### [Stored data]
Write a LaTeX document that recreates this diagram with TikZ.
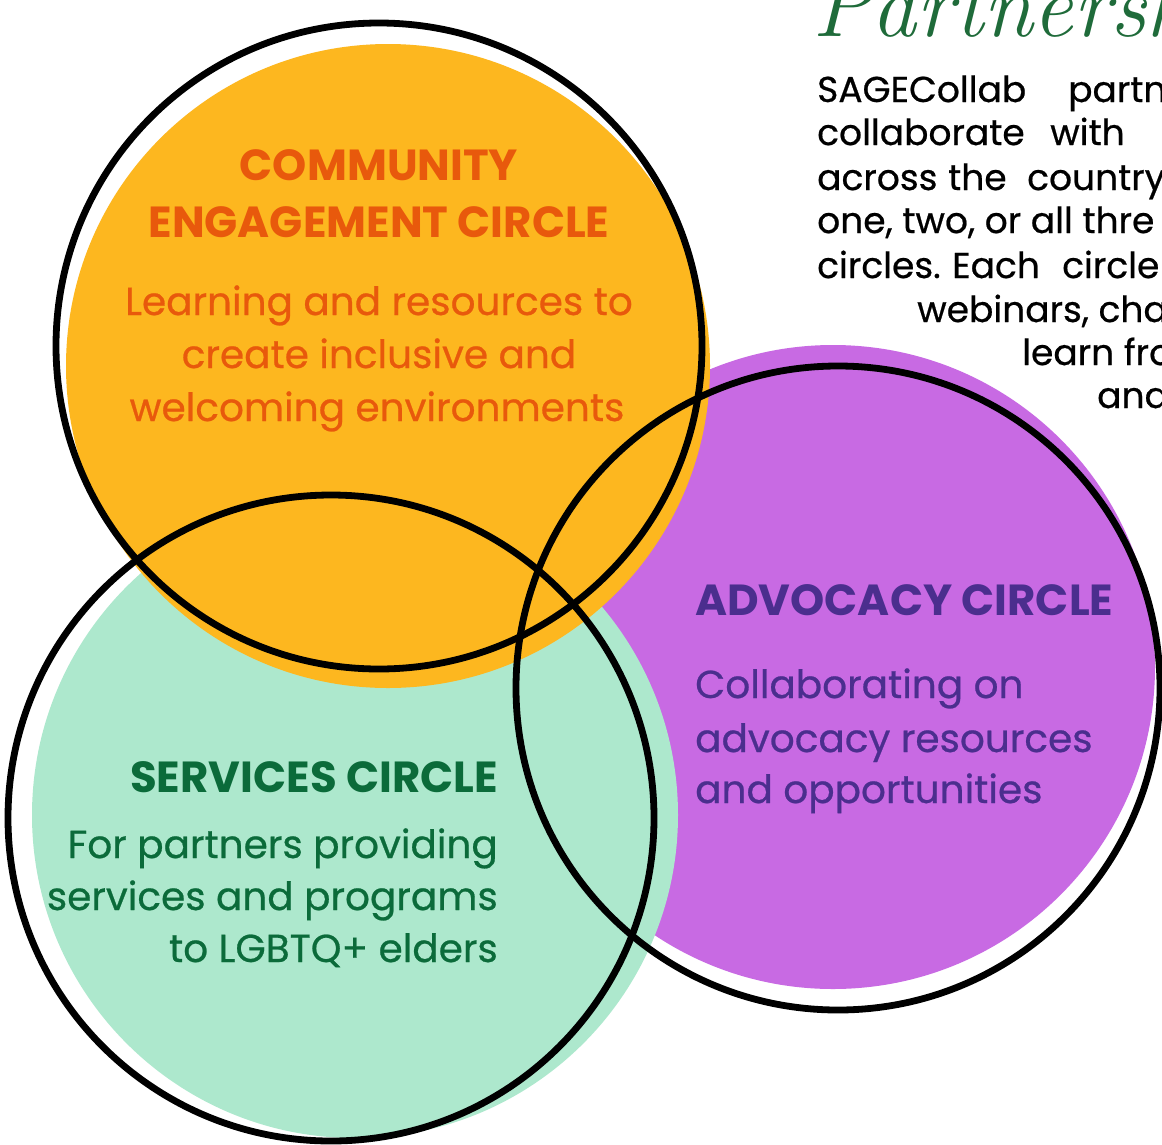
\documentclass[tikz,border=0pt]{standalone}
\usepackage{fontspec}
\setmainfont{Poppins}
\newfontfamily\medfont{Poppins}[FakeBold=0.6]
\definecolor{orangeF}{HTML}{FDB71F}
\definecolor{orangeT}{HTML}{E8590C}
\definecolor{greenF}{HTML}{ADE8CD}
\definecolor{greenT}{HTML}{0B6B3A}
\definecolor{purpleF}{HTML}{C86AE3}
\definecolor{purpleT}{HTML}{4B2E8E}
\definecolor{scriptG}{HTML}{1F6B3A}
\tikzset{
  ring/.style={draw=black, line width=6.8pt},
  ttl/.style={inner sep=0pt, font=\fontsize{43.5}{50}\selectfont\bfseries},
  bdy/.style={inner sep=0pt, font=\medfont\fontsize{39}{46}\selectfont},
  para/.style={inner sep=0pt, anchor=base west, text=black, font=\medfont\fontsize{36}{43}\selectfont},
  script/.style={inner sep=0pt, anchor=base west, text=scriptG, font=\fontspec{Latin Modern Roman}\fontsize{90}{100}\selectfont\itshape}
}
\begin{document}
\begin{tikzpicture}[x=1pt,y=-1pt]
\useasboundingbox (0,0) rectangle (1162,1144);
\fill[white] (0,0) rectangle (1162,1144);
\clip (0,0) rectangle (1162,1144);
% fills
\fill[purpleF] (833,667) circle[radius=322pt];
\fill[greenF] (355,815) circle[radius=323pt];
\fill[orangeF] (388,366) circle[radius=322pt];
% outlines
\draw[ring] (379,346) circle[radius=323pt];
\draw[ring] (331,818) circle[radius=323pt];
\draw[ring] (838,688) circle[radius=322pt];
% community
\node[ttl, text=orangeT, anchor=base] (ce1) at (379,180) {COMMUNITY};
\node[ttl, text=orangeT, anchor=base] (ce2) at (379,237) {ENGAGEMENT CIRCLE};
\node[bdy, text=orangeT, anchor=base] (ce3) at (379,315) {Learning and resources to};
\node[bdy, text=orangeT, anchor=base] (ce4) at (379,368) {create inclusive and};
\node[bdy, text=orangeT, anchor=base] (ce5) at (377,421) {welcoming environments};
% services
\node[ttl, text=greenT, anchor=base east] (sv1) at (498,792) {SERVICES CIRCLE};
\node[bdy, text=greenT, anchor=base east] (sv2) at (498,858) {For partners providing};
\node[bdy, text=greenT, anchor=base east] (sv3) at (498,910) {services and programs};
\node[bdy, text=greenT, anchor=base east] (sv4) at (498,962) {to LGBTQ+ elders};
% advocacy
\node[ttl, text=purpleT, anchor=base west] (ad1) at (695,615) {ADVOCACY CIRCLE};
\node[bdy, text=purpleT, anchor=base west] (ad2) at (695,698) {Collaborating on};
\node[bdy, text=purpleT, anchor=base west] (ad3) at (695,752) {advocacy resources};
\node[bdy, text=purpleT, anchor=base west] (ad4) at (695,803) {and opportunities};
% title (cropped by the picture's edge, as in the reference)
\node[script] (title) at (812,36) {Partnersh};
% paragraph (cropped at the right edge, as in the reference)
\node[para] (p1a) at (817,102) {SAGECollab};
\node[para] (p1b) at (1068,102) {partn};
\node[para] (p2a) at (817,145) {collaborate};
\node[para] (p2b) at (1050,145) {with};
\node[para] (p3a) at (817,190) {across};
\node[para] (p3b) at (948,190) {the};
\node[para] (p3c) at (1027,190) {country};
\node[para] (p4) at (817,233) {one, two, or all thre};
\node[para] (p5a) at (817,278) {circles.};
\node[para] (p5b) at (952,278) {Each};
\node[para] (p5c) at (1062,278) {circle};
\node[para] (p6) at (917,322) {webinars, cha};
\node[para] (p7) at (1022,365) {learn fro};
\node[para] (p8) at (1097,408) {and};
\end{tikzpicture}
\end{document}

### [What needs to be done]
Only lines that contain the word "with" are wanted; copy each of them.

### [Exercise answer]
Write a LaTeX document that recreates this diagram with TikZ.
\node[para] (p2b) at (1050,145) {with};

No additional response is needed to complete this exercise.